### SHORT EXERCISE
Take the lines from the top down to and including the one with "const yTicks = [0, 20, 40, 60, 80, 100, 120];" and repeat them exactly. Omit images.

### DATA LINES
════

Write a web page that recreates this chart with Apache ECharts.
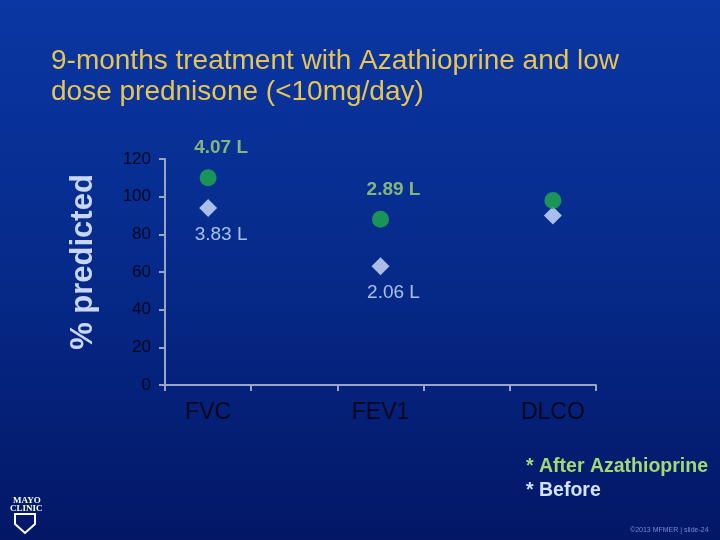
<!DOCTYPE html>
<html><head><meta charset="utf-8">
<script src="https://cdn.jsdelivr.net/npm/echarts@6/dist/echarts.min.js"></script>
<style>html,body{margin:0;padding:0;background:#0a2a90}#c{width:720px;height:540px}</style>
</head><body><div id="c"></div>
<script>
const categories = ['FVC', 'FEV1', 'DLCO'];
const afterValues = [110, 88, 98];
const beforeValues = [94, 63, 90];
const afterVolumes = ['4.07 L', '2.89 L', ''];
const beforeVolumes = ['3.83 L', '2.06 L', ''];
const yTicks = [0, 20, 40, 60, 80, 100, 120];

// 5 slots: categories on slots 0,2,4, blank slots between
const axisCats = [];
categories.forEach((c, i) => { if (i > 0) axisCats.push(''); axisCats.push(c); });
const slotOf = i => i * 2;

const chart = echarts.init(document.getElementById('c'));
chart.setOption({
  backgroundColor: new echarts.graphic.LinearGradient(0, 0, 0, 1, [
    {offset: 0, color: '#0a37a3'}, {offset: 0.5, color: '#062a8a'}, {offset: 1, color: '#031766'}]),
  animation: false,
  title: {
    text: '9-months treatment with Azathioprine and low\ndose prednisone (<10mg/day)',
    left: 46, top: 41,
    textStyle: {color: '#e8c452', fontSize: 28, fontWeight: 'normal', fontFamily: 'Liberation Sans, Arial', lineHeight: 31}
  },
  grid: {left: 165, right: 124, top: 159, bottom: 155},
  xAxis: {
    type: 'category', data: axisCats, boundaryGap: true,
    axisLine: {lineStyle: {color: '#9aa4c4', width: 2}},
    axisTick: {show: true, length: 6, lineStyle: {color: '#9aa4c4', width: 2}},
    axisLabel: {color: '#05071e', fontSize: 23, fontFamily: 'Liberation Sans, Arial', margin: 16}
  },
  yAxis: {
    type: 'value', min: 0, max: 120, interval: 20,
    name: '% predicted', nameLocation: 'middle', nameGap: 66, nameRotate: 90,
    nameTextStyle: {color: '#c8d6f8', fontSize: 31, fontWeight: 'bold', fontFamily: 'Liberation Sans, Arial', padding: [0, 0, 0, 20]},
    splitLine: {show: false},
    axisLine: {show: true, lineStyle: {color: '#9aa4c4', width: 2}},
    axisTick: {show: true, length: 6, lineStyle: {color: '#9aa4c4', width: 2}},
    axisLabel: {color: '#05071e', fontSize: 17, fontFamily: 'Liberation Sans, Arial', margin: 14,
      formatter: v => yTicks.includes(v) ? String(v) : ''}
  },
  series: [
    {
      type: 'scatter', name: 'Before', symbol: 'diamond', symbolSize: 18,
      itemStyle: {color: '#d2e2ff'},
      data: beforeValues.map((v, i) => [slotOf(i), v]),
      label: {show: true, position: 'bottom', distance: 8, offset: [13, 0],
        formatter: p => beforeVolumes[p.dataIndex],
        color: '#d2e2ff', fontSize: 19, fontFamily: 'Liberation Sans, Arial'},
      z: 2
    },
    {
      type: 'scatter', name: 'After', symbol: 'circle', symbolSize: 17,
      itemStyle: {color: '#1fae4a'},
      data: afterValues.map((v, i) => [slotOf(i), v]),
      label: {show: true, position: 'top', distance: 12, offset: [13, 0],
        formatter: p => afterVolumes[p.dataIndex],
        color: '#a4d874', fontSize: 19, fontWeight: 'bold', fontFamily: 'Liberation Sans, Arial'},
      z: 3
    }
  ],
  graphic: [
    {type: 'text', left: 526, top: 457, style: {text: '* After Azathioprine', fill: '#a4d874', font: 'bold 19.5px Liberation Sans, Arial'}},
    {type: 'text', left: 526, top: 481, style: {text: '* Before', fill: '#d2e2ff', font: 'bold 19.5px Liberation Sans, Arial'}},
    {type: 'text', left: 630, top: 527, style: {text: '©2013 MFMER | slide-24', fill: '#7a8ad8', font: '7px Liberation Sans, Arial'}},
    {type: 'text', left: 13, top: 496, style: {text: 'MAYO', fill: '#ffffff', font: 'bold 9px Liberation Serif, serif'}},
    {type: 'text', left: 10, top: 504, style: {text: 'CLINIC', fill: '#ffffff', font: 'bold 9px Liberation Serif, serif'}},
    {type: 'polygon', shape: {points: [[15,514],[35,514],[35,524],[25,533],[15,524]]}, style: {fill: 'none', stroke: '#ffffff', lineWidth: 2}}
  ]
});
</script></body></html>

════

### SOLUTION FOR THIS PROBLEM
Write a web page that recreates this chart with Apache ECharts.
<!DOCTYPE html>
<html><head><meta charset="utf-8">
<script src="https://cdn.jsdelivr.net/npm/echarts@6/dist/echarts.min.js"></script>
<style>html,body{margin:0;padding:0;background:#0a2a90}#c{width:720px;height:540px}</style>
</head><body><div id="c"></div>
<script>
const categories = ['FVC', 'FEV1', 'DLCO'];
const afterValues = [110, 88, 98];
const beforeValues = [94, 63, 90];
const afterVolumes = ['4.07 L', '2.89 L', ''];
const beforeVolumes = ['3.83 L', '2.06 L', ''];
const yTicks = [0, 20, 40, 60, 80, 100, 120];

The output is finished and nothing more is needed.